The provisions of the Pub. Sts. c. 170, § 31, as to empanelling the jury, were sufficiently complied with. The street and number of the house where each juryman resided were written on the cards, and we think that this was enough to point out his place of residence with practical certainty in the county of Suffolk. “ Liquors ” set against the name of one of the jurymen was a perfectly intelligible indicar tian of his occupation. The cards were shaken together, before being drawn, in a revolving barrel. A barrel is a “ box ” within the purpose and requirement of the statute.
The attorney did not testify to any confidential communication, but simply to a public fact, — that a certain proper name designated a certain person. If proper names perfectly fulfilled their function, no testimony would be necessary, as the name would of itself identify the individual. A proper name, whether real or assumed, always purports to mean one person and no other, and theoretically the name of the plaintiff in the action, which was a public fact, carried with it an identification of the party using it, and made that also public. Hence, although it so happens that the attorney would not actually have known what he testified to but for his employment, his employment cannot be regarded as the legal ground of his knowledge, and the defendant could not object to the disclosure. Bull. N. P. 284.
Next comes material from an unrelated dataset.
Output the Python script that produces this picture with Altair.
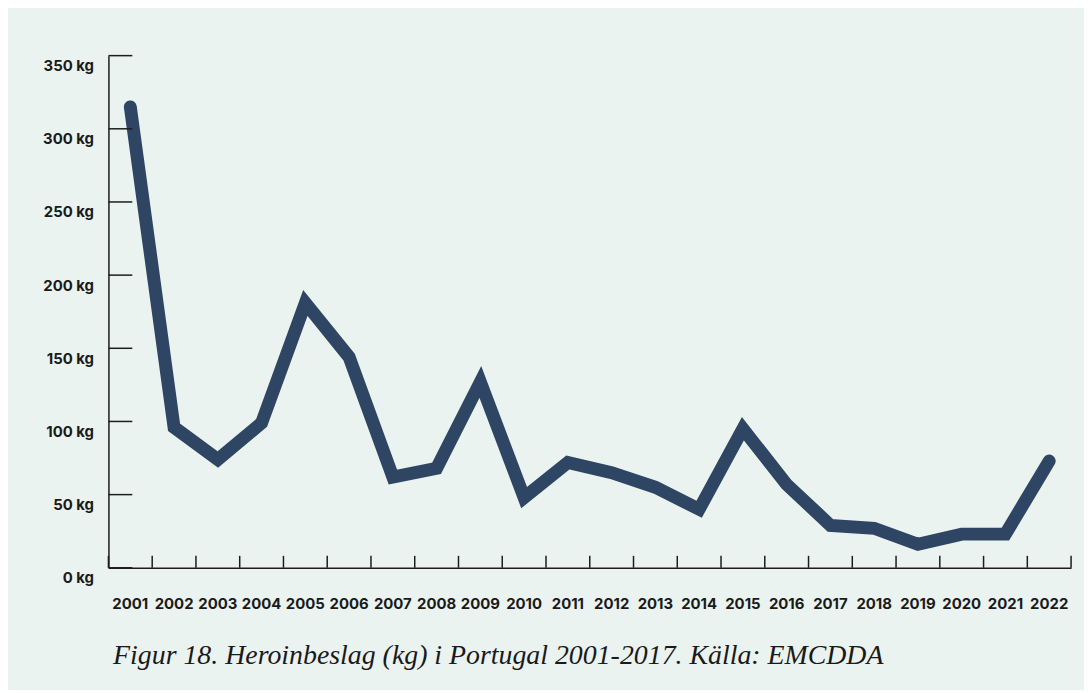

With regard to the alleged variance, it appears that there was evidence that the defendant had accused each of the parties named in the indictment “of an act of grossly indecent and irregular indulgence of lust, involving the illegal use of force on the defendant’s person,” and had threatened to give publicity to the pretended acts unless he was paid off. To one of the parties he made the further threat to “ put this thing in court.” To another, “If you don’t go and see my lawyer before five o’clock, you will be arrested.” It is true that the accusations did not state the specific offence charged with the precision of pleading, but they were broad enough to be reasonably understood to embrace the offence set forth in the indictment, and that is sufficient. Any other interpretation of the statute would make it nugatory, in the same way that the law of slander was *526made nugatory two hundred years ago. Commonwealth v. Murphy, 12 Allen, 449. So as to the threats of prosecution. They did not refer in terms to the criminal courts, but they might reasonably have been understood to embrace criminal prosecution, and the jury might properly find that they purported to do so, and that they had reference to the charges previously made. Commonwealth v. Goodwin, 122 Mass. 19. Furthermore, it does not appear that the exceptions set forth all the evidence. On the contrary, we gather that they do not. The statement that “ there was evidence that one of the defendant’s demands on the party named in the first and second counts was as follows,” imports that there were other demands proved which are not stated. So the statement of the accusations is in terms which necessarily import that the evidence was more specific, and which leave it open whether there was not other evidence not referred to. Exceptions overruled.